Seniors drawing food stamps at record levels in wake of downturn — Ventura County Star, November 25, 2017
The number of Ventura County, California, seniors over 60 receiving SNAP benefits has increased by two-thirds from 2013 to 2017. Financial need, made worse by the recent recession, and an outreach program by FOOD Share, the county’s regional food bank, are responsible for the increase. In addition, the SNAP application process has been made simpler for seniors.
   

Massachusetts tries to enroll more seniors in food stamps with new Holyoke-based unit — Masslive.com, November 24, 2017
Massachusetts will open a statewide senior assistance office, which will help seniors apply for SNAP benefits, and the state will step up its efforts to find seniors who are eligible for benefits but have not applied. “A lot of seniors in the commonwealth that are very low income, and are not in nursing homes, are eligible for and not getting SNAP,” said Pat Baker, senior policy analyst at the Massachusetts Law Reform Institute.
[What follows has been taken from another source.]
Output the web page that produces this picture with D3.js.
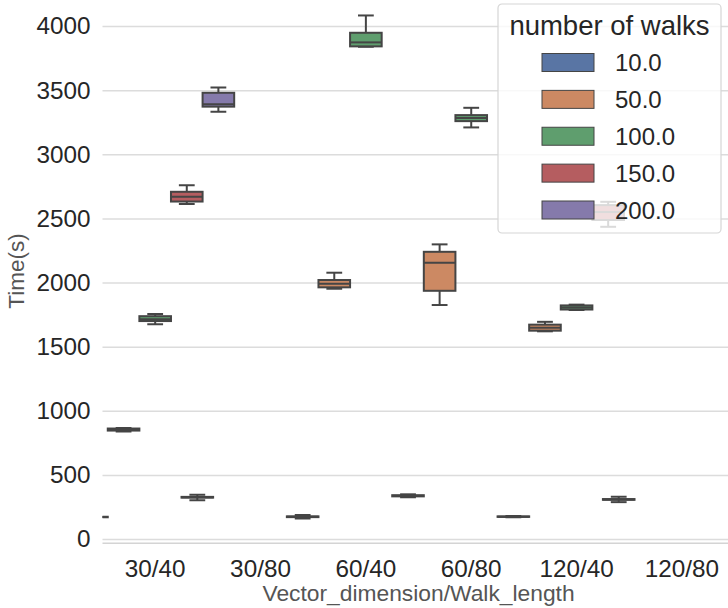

The organization found that 106,000 seniors over the age of 60 are likely eligible but are not receiving SNAP.

   

School Meals

San Antonio Districts Top List of Texas Schools Preventing Hunger
— Texas Public Radio, November 27, 2017
The Texas organization Children at Risk reports that the San Antonio school district ranks high in the state for student participation in school meal  programs. Schools with higher breakfast participation rates offer breakfast in the classroom or “grab-and-go” breakfast. Even when free breakfast for all students is served in the cafeteria, “you still have a lot of kids who don’t want to go down to the cafeteria and say that they are poor kids,” said Bob Sanborn, president and CEO of Children at Risk.
   

Stewartsville overturns lunch policy — Post Bulletin, November 27, 2017
The Stewartville School Board in Minnesota voted to provide school lunch to a student unable to pay, reversing a recent policy that allowed lunches to be taken away from students when their meal accounts had a negative balance. The new policy also keeps account balance discussions between district administration and parents. "We'd work with the family first," said superintendent Belinda Selfors, and families would receive assistance in applying for free or reduced-price school meals or setting up a meal payment plan.
   

Lawmakers Get Firsthand Look At School Breakfast Program — Patch.com,
Mass. State Sen. Joan Lovely (D–Salem), State Rep. Paul Tucker (D–Salem), and Rep. Thomas Walsh (D–Peabody) recently visited Carlton Innovation School to observe its school breakfast program, in preparation for voting on a bill that would require all high-poverty Massachusetts schools to serve breakfast in the classroom. The Greater Boston Food Bank and Project Bread assisted in outlining the breakfast program for the lawmakers. Rise and Shine Massachusetts, a coalition of food banks supporting the legislation, reports that 150,000 students in the state are eligible for free breakfast but do not participate because the meal is served before school starts. Breakfast participation has increased significantly due to similar legislation in other states.

   

College Student Hunger

Many college students going hungry, need donated food groceries and food stamps
— San Francisco Chronicle, November 23, 2017
According to the Alameda County Community Food Bank, more than 500 University of California (UC) students applied for SNAP since January, an increase from 111 in 2016 and 41 in 2015. The food bank assists students with applying for benefits. This service was offered once a month in the past; now staff show up once a week to help students apply.
   

KU Fights Hunger forms new committee to raise awareness about food insecurity — Kansan.com, November 29, 2017
Kansas University Fights Hunger has launched an initiative to train University faculty on SNAP to raise awareness about the program and help eligible students apply for benefits. A study by the KU Center for Community Outreach found that 54 percent of 6,000 undergraduate students surveyed responded they were food insecure. The study also found that many students did not realize they were food insecure — they thought they would need to be homeless or obtain food through "dumpster diving," and other similar ways, to be considered food insecure.

   

Volunteering

Want To Volunteer On Thanksgiving? You May Want To Wait For The Summer Instead
— International Business Times, November 22, 2017
The number of people offering to volunteer at food banks and soup kitchens increases during the winter holidays, and organizations find they must turn volunteers away. “One way to look at it is it’s not there’s too much attention in November and December – there’s just too little attention the rest of the year,” said Jim Weill, president of the Food Research & Action Center. “Hunger in the U.S. doesn’t peak around the holidays. It peaks in the summer when kids aren’t in school receiving school lunches and school breakfast.” Weill said food insecurity remains a serious year-round problem, “[a]nd we need serious year-round solutions to solve it.”